Plan Now and Eliminate Tax Planning Stress
Each year taxpayers find themselves caught off-guard by poor planning and unexpected tax liabilities. Planning for taxes doesn’t have to be hard, yet tax laws are complex and it can be difficult for small business owners to navigate on their own. Changes in tax code are constant, so a quarterly conversation with your tax accountant will keep you informed and on track to make business decisions that can make the most of available deductions.
- The PATH Act made permanent expensing purchases such as equipment and computer software fully deductible in the first year, instead of being depreciated over the useful life. The deduction is up to $500,000 on purchases of less than $2 million dollars when placed into service in the same tax year and is used more than 50 percent of the time for business. The extension applies to new and used equipment. Bonus depreciation allows businesses to deduct 50 percent of the cost of new capital equipment in 2017 but will decrease to 40 percent in 2018.
Work Opportunity Tax Credit (WOTC)
- When it comes to hiring decisions, the WOTC incentivizes businesses to hire people who have been unemployed for long periods of time, including veterans. The PATH Act extended this credit through 2019 and added a 40 percent credit on the first $6,000 in wages for hiring employees who have been unemployed for at least 27 weeks.
Research & Experimentation Tax Credit
- Businesses that make less than $50 million annually and invest in research and development can take advantage of revisions to the R&D Tax Credit. Eligible small businesses can now choose to apply this credit to offset their payroll taxes. Indiana offers two tax incentives targeted at encouraging investments in research and development. Taxpayers can receive a credit against their Indiana state income tax liability calculated as a percentage of qualified research expenses. Taxpayers may also be entitled to a refund of sales tax paid on purchases of qualitied research and development equipment.
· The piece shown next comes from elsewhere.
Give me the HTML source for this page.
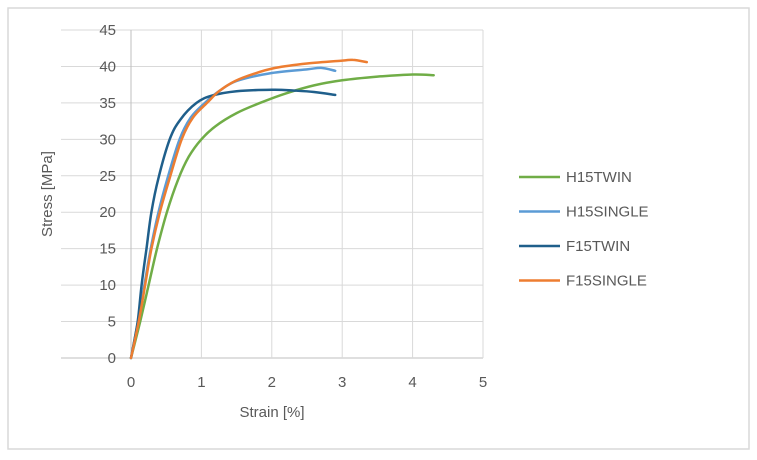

Other tax planning activities that will keep you on track include:
- A compliance check – The U.S. Department of Labor and the IRS have rules regarding independent contractors. Make sure your operations are in compliance.
- Review your document retention policies, NDAs and non-competes.
- Keep current with your home state’s tax issues – Indiana is one of a number of states that has taken a loan from the federal government to meet unemployment benefit liabilities. The loan has not been repaid and there will be a reduction in the credit against the Federal Unemployment Tax Act tax rate. Indiana employers will have to pay more.
- Make sure that hiring and employment arrangements as well as ownership records are up to date.
Investing in a relationship with a strategic tax accountant will help you make the most of tax deductions, keep you in compliance with the IRS, and keep you from making costly mistakes.